Work required: Extract everything from the first line through the line with "(h5) at (1105,182)", both ends included, except for any pictures.

## START Extracted material

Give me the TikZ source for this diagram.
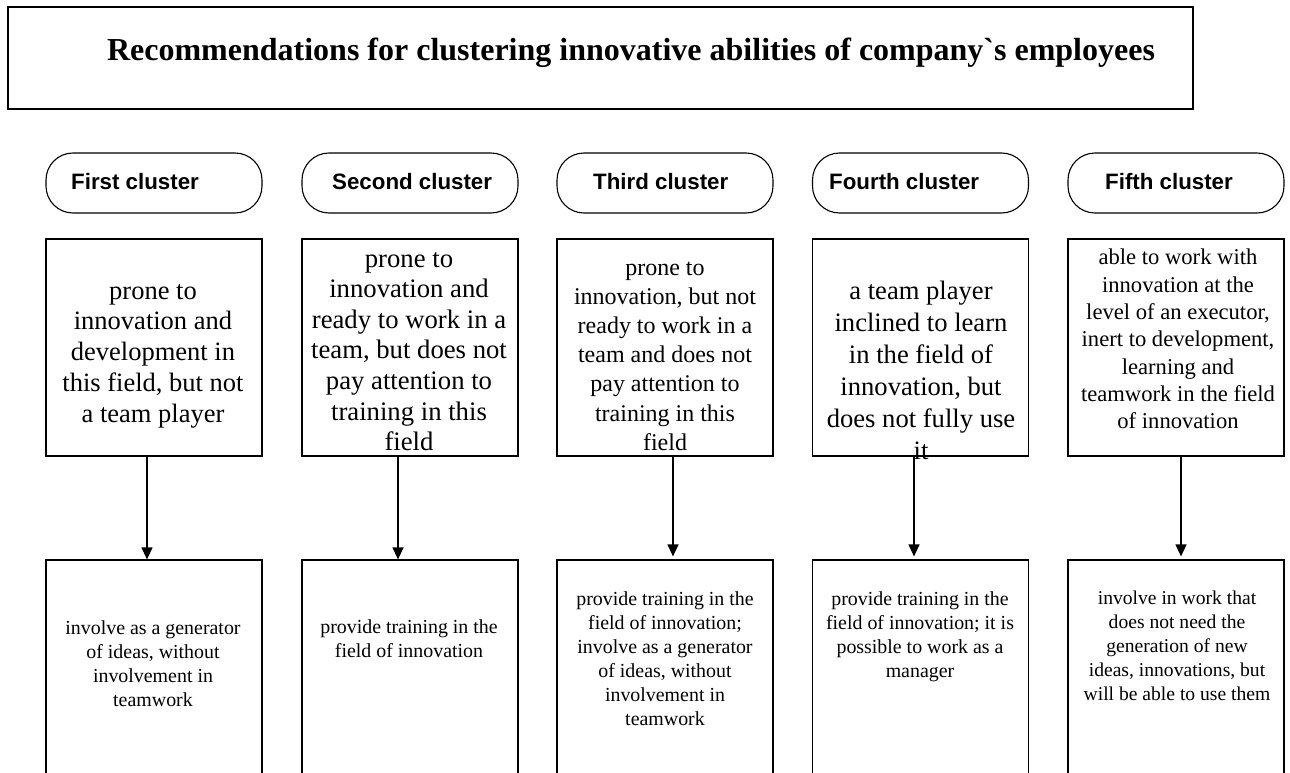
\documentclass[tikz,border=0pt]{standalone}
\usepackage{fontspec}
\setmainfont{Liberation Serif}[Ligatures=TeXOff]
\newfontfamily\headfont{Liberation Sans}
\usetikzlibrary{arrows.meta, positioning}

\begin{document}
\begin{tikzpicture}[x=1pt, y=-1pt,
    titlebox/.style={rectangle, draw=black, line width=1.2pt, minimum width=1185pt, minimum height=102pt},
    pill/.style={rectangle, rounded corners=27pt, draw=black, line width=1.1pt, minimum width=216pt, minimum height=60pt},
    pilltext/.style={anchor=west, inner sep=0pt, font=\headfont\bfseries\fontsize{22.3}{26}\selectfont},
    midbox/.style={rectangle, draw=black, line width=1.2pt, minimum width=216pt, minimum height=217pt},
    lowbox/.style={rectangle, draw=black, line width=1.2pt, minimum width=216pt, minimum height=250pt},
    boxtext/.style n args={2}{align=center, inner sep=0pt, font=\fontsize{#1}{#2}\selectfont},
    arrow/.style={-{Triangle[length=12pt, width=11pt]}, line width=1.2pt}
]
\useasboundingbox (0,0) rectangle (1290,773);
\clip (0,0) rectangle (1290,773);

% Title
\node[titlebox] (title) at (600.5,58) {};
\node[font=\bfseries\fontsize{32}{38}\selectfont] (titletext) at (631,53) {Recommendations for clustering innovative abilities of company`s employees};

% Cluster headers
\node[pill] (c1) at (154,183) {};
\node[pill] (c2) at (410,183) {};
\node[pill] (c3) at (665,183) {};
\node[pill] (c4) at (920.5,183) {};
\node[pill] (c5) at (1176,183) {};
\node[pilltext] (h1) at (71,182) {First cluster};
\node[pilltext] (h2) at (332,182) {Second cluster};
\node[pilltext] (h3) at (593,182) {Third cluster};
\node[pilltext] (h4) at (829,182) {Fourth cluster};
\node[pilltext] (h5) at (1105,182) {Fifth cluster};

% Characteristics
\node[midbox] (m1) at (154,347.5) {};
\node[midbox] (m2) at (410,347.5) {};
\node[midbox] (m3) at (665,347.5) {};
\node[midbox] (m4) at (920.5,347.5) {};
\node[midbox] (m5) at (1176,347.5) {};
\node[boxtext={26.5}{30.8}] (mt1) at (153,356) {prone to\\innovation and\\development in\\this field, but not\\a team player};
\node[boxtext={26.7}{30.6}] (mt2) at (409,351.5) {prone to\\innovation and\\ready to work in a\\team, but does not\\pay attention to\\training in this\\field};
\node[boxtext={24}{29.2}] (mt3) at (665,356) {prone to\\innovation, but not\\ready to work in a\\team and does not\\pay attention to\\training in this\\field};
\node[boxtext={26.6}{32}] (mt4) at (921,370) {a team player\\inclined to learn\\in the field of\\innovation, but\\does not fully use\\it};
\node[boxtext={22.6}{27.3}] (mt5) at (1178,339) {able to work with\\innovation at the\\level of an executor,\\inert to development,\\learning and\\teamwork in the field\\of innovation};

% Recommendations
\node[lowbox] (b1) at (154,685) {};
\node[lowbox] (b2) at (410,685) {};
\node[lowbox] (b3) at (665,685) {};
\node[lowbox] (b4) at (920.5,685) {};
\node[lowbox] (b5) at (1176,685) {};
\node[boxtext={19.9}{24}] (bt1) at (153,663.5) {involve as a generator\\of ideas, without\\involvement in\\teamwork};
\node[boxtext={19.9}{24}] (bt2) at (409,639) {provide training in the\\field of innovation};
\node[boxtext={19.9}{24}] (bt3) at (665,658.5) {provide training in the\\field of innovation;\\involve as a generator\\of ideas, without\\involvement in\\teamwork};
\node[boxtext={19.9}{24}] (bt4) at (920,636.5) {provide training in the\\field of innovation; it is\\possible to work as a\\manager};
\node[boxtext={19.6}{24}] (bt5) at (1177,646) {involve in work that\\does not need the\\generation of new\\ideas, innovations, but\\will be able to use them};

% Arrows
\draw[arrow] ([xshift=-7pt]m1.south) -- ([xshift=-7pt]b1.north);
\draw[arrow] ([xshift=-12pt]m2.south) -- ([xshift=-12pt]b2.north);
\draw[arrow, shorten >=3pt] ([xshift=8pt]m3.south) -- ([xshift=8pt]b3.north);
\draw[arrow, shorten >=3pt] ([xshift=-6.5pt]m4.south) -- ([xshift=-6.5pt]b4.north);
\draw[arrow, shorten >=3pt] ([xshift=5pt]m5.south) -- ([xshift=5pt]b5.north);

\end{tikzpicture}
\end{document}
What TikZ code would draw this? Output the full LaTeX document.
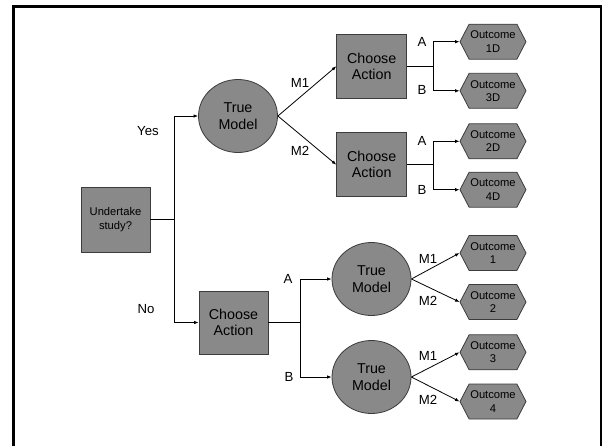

## END Extracted material

Response to this task:
Give me the TikZ source for this diagram.
\documentclass[tikz,border=0pt]{standalone}
\usepackage{fontspec}
\setmainfont{Liberation Serif}[Ligatures=TeXOff]
\newfontfamily\headfont{Liberation Sans}
\usetikzlibrary{arrows.meta, positioning}

\begin{document}
\begin{tikzpicture}[x=1pt, y=-1pt,
    titlebox/.style={rectangle, draw=black, line width=1.2pt, minimum width=1185pt, minimum height=102pt},
    pill/.style={rectangle, rounded corners=27pt, draw=black, line width=1.1pt, minimum width=216pt, minimum height=60pt},
    pilltext/.style={anchor=west, inner sep=0pt, font=\headfont\bfseries\fontsize{22.3}{26}\selectfont},
    midbox/.style={rectangle, draw=black, line width=1.2pt, minimum width=216pt, minimum height=217pt},
    lowbox/.style={rectangle, draw=black, line width=1.2pt, minimum width=216pt, minimum height=250pt},
    boxtext/.style n args={2}{align=center, inner sep=0pt, font=\fontsize{#1}{#2}\selectfont},
    arrow/.style={-{Triangle[length=12pt, width=11pt]}, line width=1.2pt}
]
\useasboundingbox (0,0) rectangle (1290,773);
\clip (0,0) rectangle (1290,773);

% Title
\node[titlebox] (title) at (600.5,58) {};
\node[font=\bfseries\fontsize{32}{38}\selectfont] (titletext) at (631,53) {Recommendations for clustering innovative abilities of company`s employees};

% Cluster headers
\node[pill] (c1) at (154,183) {};
\node[pill] (c2) at (410,183) {};
\node[pill] (c3) at (665,183) {};
\node[pill] (c4) at (920.5,183) {};
\node[pill] (c5) at (1176,183) {};
\node[pilltext] (h1) at (71,182) {First cluster};
\node[pilltext] (h2) at (332,182) {Second cluster};
\node[pilltext] (h3) at (593,182) {Third cluster};
\node[pilltext] (h4) at (829,182) {Fourth cluster};
\node[pilltext] (h5) at (1105,182) {Fifth cluster};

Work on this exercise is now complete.